I am starting to see more and more restaurants or individuals promoting healthy eating and lifestyles. While this is ok, they get very specific where they do not have an education or the credentials to make such substantial claims. What are your thoughts around these trends?
The good news is that at least there is trend that is growing regarding healthy eating and lifestyles - and while specific diets and eating plans should be advised by a registered dietician or certified nutritionist, the bottom line is that a healthy meal should help make you feel better, energized, and ready to take on the day. If a person notices that they feel better eating a Paleo diet verses a Mediterranean diet at a certain restaurant, then so be it.
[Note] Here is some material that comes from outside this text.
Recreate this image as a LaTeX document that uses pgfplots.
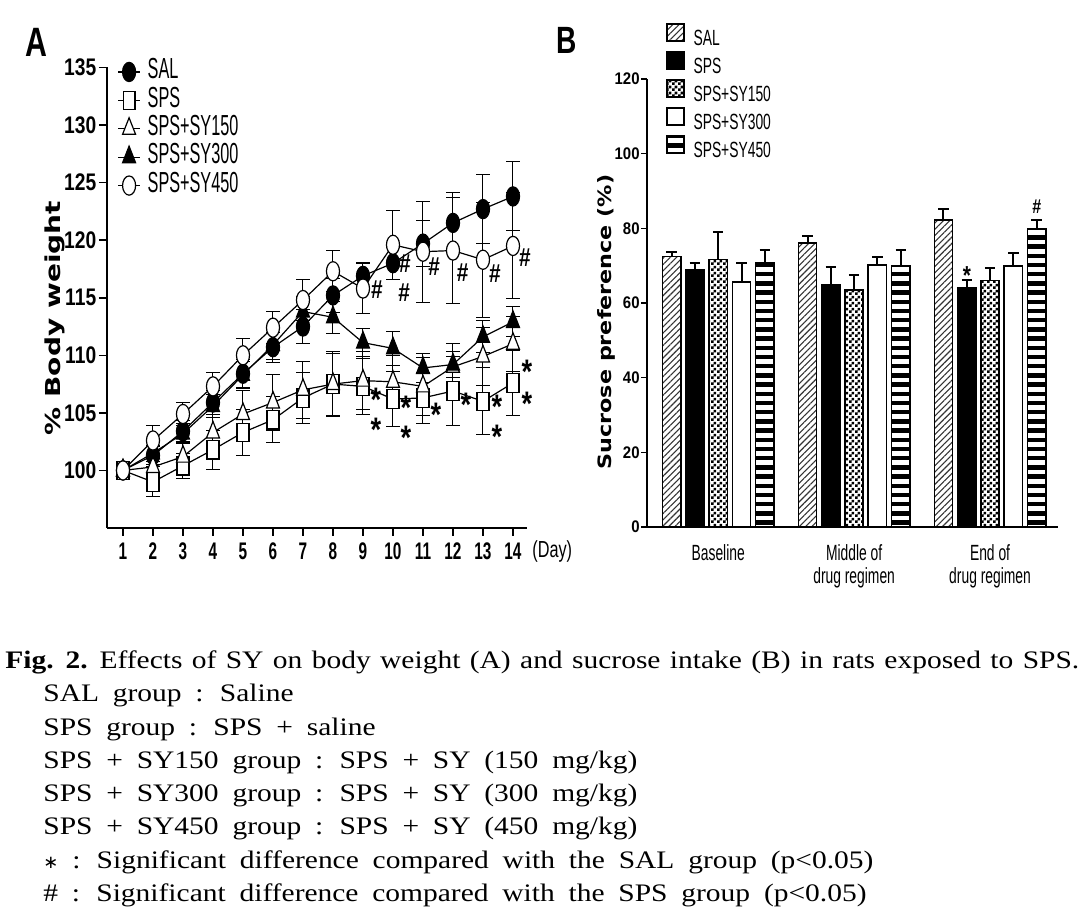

Although it is good that a trend towards health and wellness is growing we have to be careful where the information and claims come from. They information should come from Naturopathic doctors, nutritionists with a PhD and registered , lisenced Dietitians. We should also look at what the medical community thinks of those claims and if the ones making them have peer reviewed papers. Unfortunately consumers will not look at this and businesses often don't want this if the claims help them. At this point we can only fight back through social media to debunk false claims.
I hear you, Anthony. As an RDN myself, I also have mixed feelings on this subject.
On one hand, it is great to see more people interested in health and searching for ways to take steps to make changes. I feel restaurants and the influx of social media 'health experts' wouldn't be there if there was not a demand. Therefore, I see this as a positive marker that there is increased awareness of wellness in our society.
On the other hand, this opens up a space where anyone can be the 'expert'. We see this over and over again with Fad Diets. The good thing is that once people find out that something doesn't work for them, they are quick to move on.... and that is where I believe the science will take over. It is extremely frustrating and often times scary to see what people will do based on marketing, yet it is up to us professionals to stay strong & consistent in our beliefs as well as messaging so that people will eventually see the science as fact. Media is powerful but I believe that people are beginning to get tired of being fed lies.
We can not change what is being said about health & wellness, but we can stand strong and make the scientific-based facts available to those who, when ready to listen, want to make a real change.
Better nutritional choices is a very positive trend. However, these should not remain unregulated. Prior to listing healthy menu choices, restaurants should be required to retain the services of scientifically trained Registered Dietitians and other Health Professionals/Experts and to list these sources and links to their academic/professional qualifications on their menu's.
In the age of social media with fad diets and self appointed "experts" without credentials, great care and scrutiny are required to ensure that these "consulting specialists" are licensed professionals using scientific and peer reviewed nutritional standards in their claims. While this will be a difficult task, restaurant owners and their experts must be legally accountable for their claims as consumers do not generally have the ability to distinguish fad from fact. Most countries already have laws to protect consumers and food labeling standards already exist so enforcement of these scientifically based standards is required. The fear of litigation for unsubstantiated claims can be a powerful tool for transparency and accuracy of any/all claims.
While far from ideal, this could be one step forward to keeping them honest. Diet and Health Professionals and their professional societies will have a significant role to play in the process of providing facts over opinions. The political will to enforce existing national standards in any country cannot be overstated. Extensive advocacy, messaging and lobbying campaigns will be required to educate the public and to demand appropriate government oversight. This includes the willingness to use punitive measures to achieve compliance. Social media marketing can cut both ways and be used as a tool against any restaurant or restaurant chain making claims that do not comply with evidence based science.
Separating fact from opinion will not be easy but educating consumers with simple and straightforward factual information is necessary and it needs to begin now. If these opinions can harm the health and wellness of consumers, trained professionals have an obligation to act. Action that can negatively affect any restaurants bogus claims financially will be a powerful motivator of change.
I can't eat what most restaurants list on their 'healthy menu' as for me it is not. Love seeing 'paleo menu' or 'gluten-free' or 'vegan' items on menus so maybe that is what they should be listing instead of 'healthy" which has no definition for all people. It is a big issue for those on strict diets to be able to be social & a move in the right direction.
As far as who can give advice. Our current Western Medicine healthcare system is lost curing nothing, bought & paid for by big pharma leaving many searching for answers elsewhere. Consider requiring 'advisors' making 'recommendations' who give disclaimers 'to always consult a practitioner' to have heavy education may be adding limiting beliefs slowing progress forward. There are many remarkable individuals (think Einstein) who had no education. Many of these 'advisors' are those who have heal themselves when Western Medicine abandoned them as they have me on many occasions, bringing them a real life education point of view. Do we really want to silence these people? Most new ideas start with ridicule then move to acceptance as many new approaches & ideas gaining full support research & become scientifically sound.